▶ Stated goal
Pictures stay out of the copy; restate everything else in the material exactly.

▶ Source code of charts
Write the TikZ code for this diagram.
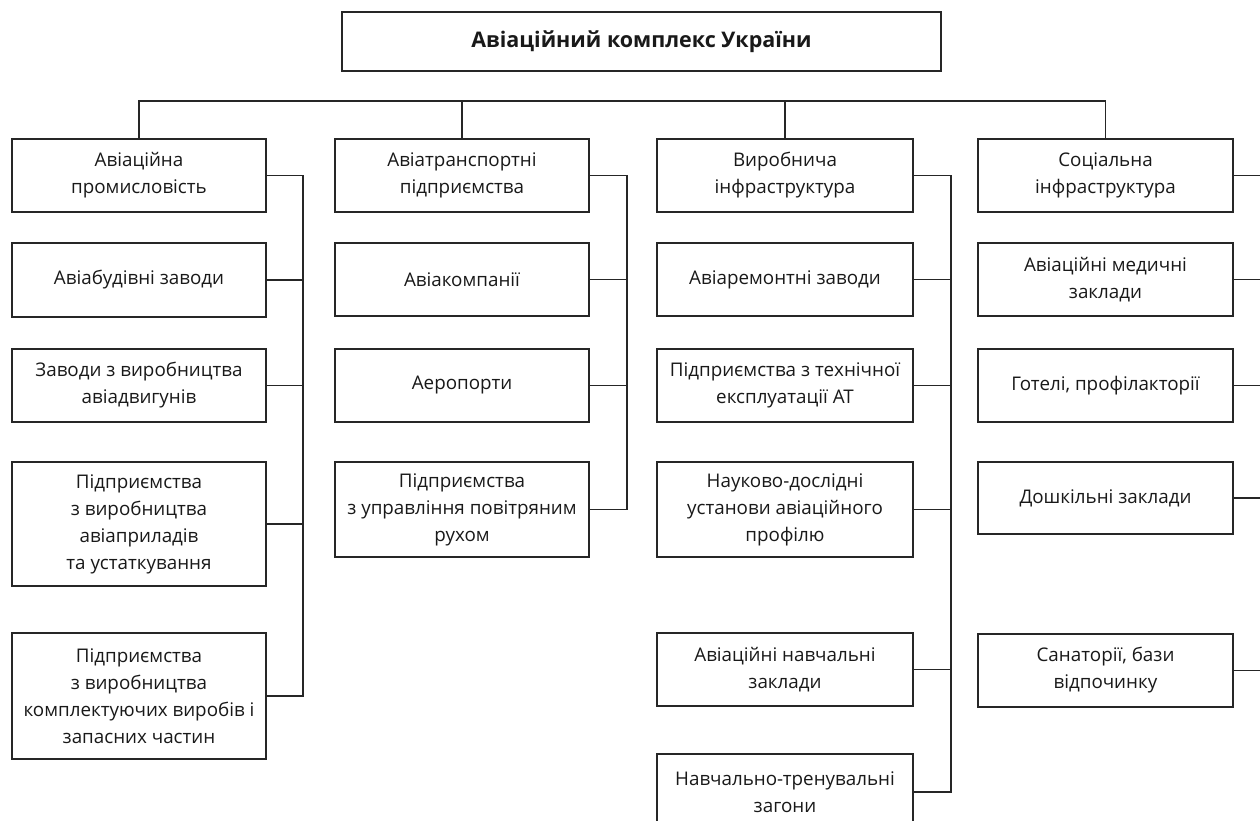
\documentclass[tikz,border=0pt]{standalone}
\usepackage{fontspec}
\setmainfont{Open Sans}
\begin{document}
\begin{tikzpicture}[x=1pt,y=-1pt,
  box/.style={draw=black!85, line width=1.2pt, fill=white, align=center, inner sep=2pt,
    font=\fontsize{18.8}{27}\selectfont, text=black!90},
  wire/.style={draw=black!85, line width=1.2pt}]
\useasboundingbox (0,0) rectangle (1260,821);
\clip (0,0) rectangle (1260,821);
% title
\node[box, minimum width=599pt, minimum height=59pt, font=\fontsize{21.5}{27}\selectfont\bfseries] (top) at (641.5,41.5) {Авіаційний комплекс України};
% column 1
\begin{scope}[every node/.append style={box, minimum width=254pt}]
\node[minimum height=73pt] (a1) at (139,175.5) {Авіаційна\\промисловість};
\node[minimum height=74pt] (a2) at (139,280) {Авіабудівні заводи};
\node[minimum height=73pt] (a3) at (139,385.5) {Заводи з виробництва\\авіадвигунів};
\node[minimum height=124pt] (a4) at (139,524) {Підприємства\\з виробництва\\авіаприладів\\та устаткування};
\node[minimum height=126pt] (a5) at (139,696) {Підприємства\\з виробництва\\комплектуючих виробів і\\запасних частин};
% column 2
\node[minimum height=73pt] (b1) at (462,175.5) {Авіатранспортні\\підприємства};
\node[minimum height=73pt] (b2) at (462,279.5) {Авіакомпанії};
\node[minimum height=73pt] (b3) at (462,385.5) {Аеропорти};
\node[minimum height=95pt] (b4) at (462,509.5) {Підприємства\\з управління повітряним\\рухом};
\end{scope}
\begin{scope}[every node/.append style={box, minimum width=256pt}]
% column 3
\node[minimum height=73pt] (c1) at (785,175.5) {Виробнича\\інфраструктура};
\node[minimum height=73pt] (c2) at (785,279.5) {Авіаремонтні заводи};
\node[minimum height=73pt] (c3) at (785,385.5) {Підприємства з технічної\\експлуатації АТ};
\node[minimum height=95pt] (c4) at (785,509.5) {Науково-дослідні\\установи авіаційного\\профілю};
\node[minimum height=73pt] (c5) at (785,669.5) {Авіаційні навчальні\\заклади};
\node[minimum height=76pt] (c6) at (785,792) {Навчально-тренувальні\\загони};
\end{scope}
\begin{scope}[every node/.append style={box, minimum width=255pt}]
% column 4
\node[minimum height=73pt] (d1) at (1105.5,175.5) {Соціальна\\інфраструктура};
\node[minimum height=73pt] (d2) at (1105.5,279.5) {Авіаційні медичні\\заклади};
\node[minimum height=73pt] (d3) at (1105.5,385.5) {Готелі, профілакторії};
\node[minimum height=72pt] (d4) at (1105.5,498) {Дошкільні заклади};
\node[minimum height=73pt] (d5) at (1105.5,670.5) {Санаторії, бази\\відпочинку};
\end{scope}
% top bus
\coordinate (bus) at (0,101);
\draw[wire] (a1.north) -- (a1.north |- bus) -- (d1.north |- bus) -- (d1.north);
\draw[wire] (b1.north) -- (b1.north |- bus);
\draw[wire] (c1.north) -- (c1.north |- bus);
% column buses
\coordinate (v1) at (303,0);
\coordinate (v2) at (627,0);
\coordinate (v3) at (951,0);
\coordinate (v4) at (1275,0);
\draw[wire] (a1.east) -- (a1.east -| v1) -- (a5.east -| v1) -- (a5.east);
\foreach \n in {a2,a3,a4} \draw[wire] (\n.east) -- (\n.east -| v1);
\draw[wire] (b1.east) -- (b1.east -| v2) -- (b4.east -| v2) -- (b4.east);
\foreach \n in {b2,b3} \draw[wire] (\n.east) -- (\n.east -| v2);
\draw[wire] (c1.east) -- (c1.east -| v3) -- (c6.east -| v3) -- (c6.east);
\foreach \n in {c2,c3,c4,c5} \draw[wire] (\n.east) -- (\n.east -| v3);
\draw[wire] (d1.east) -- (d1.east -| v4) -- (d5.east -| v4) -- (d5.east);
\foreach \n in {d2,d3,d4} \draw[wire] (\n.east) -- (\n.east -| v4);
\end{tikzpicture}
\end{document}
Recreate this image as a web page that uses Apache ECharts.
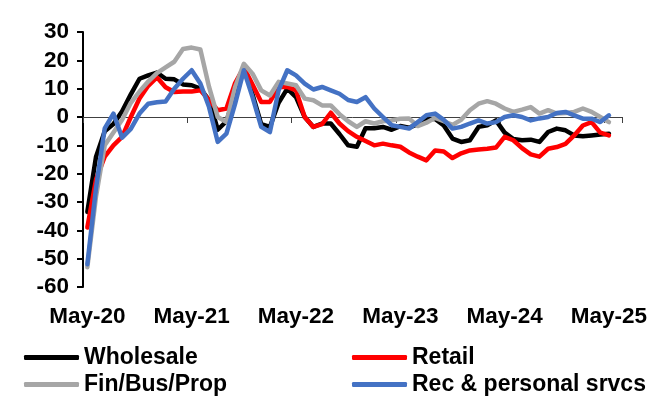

▶ Solution to this exercise
Write the TikZ code for this diagram.
\documentclass[tikz,border=0pt]{standalone}
\usepackage{fontspec}
\setmainfont{Open Sans}
\begin{document}
\begin{tikzpicture}[x=1pt,y=-1pt,
  box/.style={draw=black!85, line width=1.2pt, fill=white, align=center, inner sep=2pt,
    font=\fontsize{18.8}{27}\selectfont, text=black!90},
  wire/.style={draw=black!85, line width=1.2pt}]
\useasboundingbox (0,0) rectangle (1260,821);
\clip (0,0) rectangle (1260,821);
% title
\node[box, minimum width=599pt, minimum height=59pt, font=\fontsize{21.5}{27}\selectfont\bfseries] (top) at (641.5,41.5) {Авіаційний комплекс України};
% column 1
\begin{scope}[every node/.append style={box, minimum width=254pt}]
\node[minimum height=73pt] (a1) at (139,175.5) {Авіаційна\\промисловість};
\node[minimum height=74pt] (a2) at (139,280) {Авіабудівні заводи};
\node[minimum height=73pt] (a3) at (139,385.5) {Заводи з виробництва\\авіадвигунів};
\node[minimum height=124pt] (a4) at (139,524) {Підприємства\\з виробництва\\авіаприладів\\та устаткування};
\node[minimum height=126pt] (a5) at (139,696) {Підприємства\\з виробництва\\комплектуючих виробів і\\запасних частин};
% column 2
\node[minimum height=73pt] (b1) at (462,175.5) {Авіатранспортні\\підприємства};
\node[minimum height=73pt] (b2) at (462,279.5) {Авіакомпанії};
\node[minimum height=73pt] (b3) at (462,385.5) {Аеропорти};
\node[minimum height=95pt] (b4) at (462,509.5) {Підприємства\\з управління повітряним\\рухом};
\end{scope}
\begin{scope}[every node/.append style={box, minimum width=256pt}]
% column 3
\node[minimum height=73pt] (c1) at (785,175.5) {Виробнича\\інфраструктура};
\node[minimum height=73pt] (c2) at (785,279.5) {Авіаремонтні заводи};
\node[minimum height=73pt] (c3) at (785,385.5) {Підприємства з технічної\\експлуатації АТ};
\node[minimum height=95pt] (c4) at (785,509.5) {Науково-дослідні\\установи авіаційного\\профілю};
\node[minimum height=73pt] (c5) at (785,669.5) {Авіаційні навчальні\\заклади};
\node[minimum height=76pt] (c6) at (785,792) {Навчально-тренувальні\\загони};
\end{scope}
\begin{scope}[every node/.append style={box, minimum width=255pt}]
% column 4
\node[minimum height=73pt] (d1) at (1105.5,175.5) {Соціальна\\інфраструктура};
\node[minimum height=73pt] (d2) at (1105.5,279.5) {Авіаційні медичні\\заклади};
\node[minimum height=73pt] (d3) at (1105.5,385.5) {Готелі, профілакторії};
\node[minimum height=72pt] (d4) at (1105.5,498) {Дошкільні заклади};
\node[minimum height=73pt] (d5) at (1105.5,670.5) {Санаторії, бази\\відпочинку};
\end{scope}
% top bus
\coordinate (bus) at (0,101);
\draw[wire] (a1.north) -- (a1.north |- bus) -- (d1.north |- bus) -- (d1.north);
\draw[wire] (b1.north) -- (b1.north |- bus);
\draw[wire] (c1.north) -- (c1.north |- bus);
% column buses
\coordinate (v1) at (303,0);
\coordinate (v2) at (627,0);
\coordinate (v3) at (951,0);
\coordinate (v4) at (1275,0);
\draw[wire] (a1.east) -- (a1.east -| v1) -- (a5.east -| v1) -- (a5.east);
\foreach \n in {a2,a3,a4} \draw[wire] (\n.east) -- (\n.east -| v1);
\draw[wire] (b1.east) -- (b1.east -| v2) -- (b4.east -| v2) -- (b4.east);
\foreach \n in {b2,b3} \draw[wire] (\n.east) -- (\n.east -| v2);
\draw[wire] (c1.east) -- (c1.east -| v3) -- (c6.east -| v3) -- (c6.east);
\foreach \n in {c2,c3,c4,c5} \draw[wire] (\n.east) -- (\n.east -| v3);
\draw[wire] (d1.east) -- (d1.east -| v4) -- (d5.east -| v4) -- (d5.east);
\foreach \n in {d2,d3,d4} \draw[wire] (\n.east) -- (\n.east -| v4);
\end{tikzpicture}
\end{document}
Recreate this image as a web page that uses Apache ECharts.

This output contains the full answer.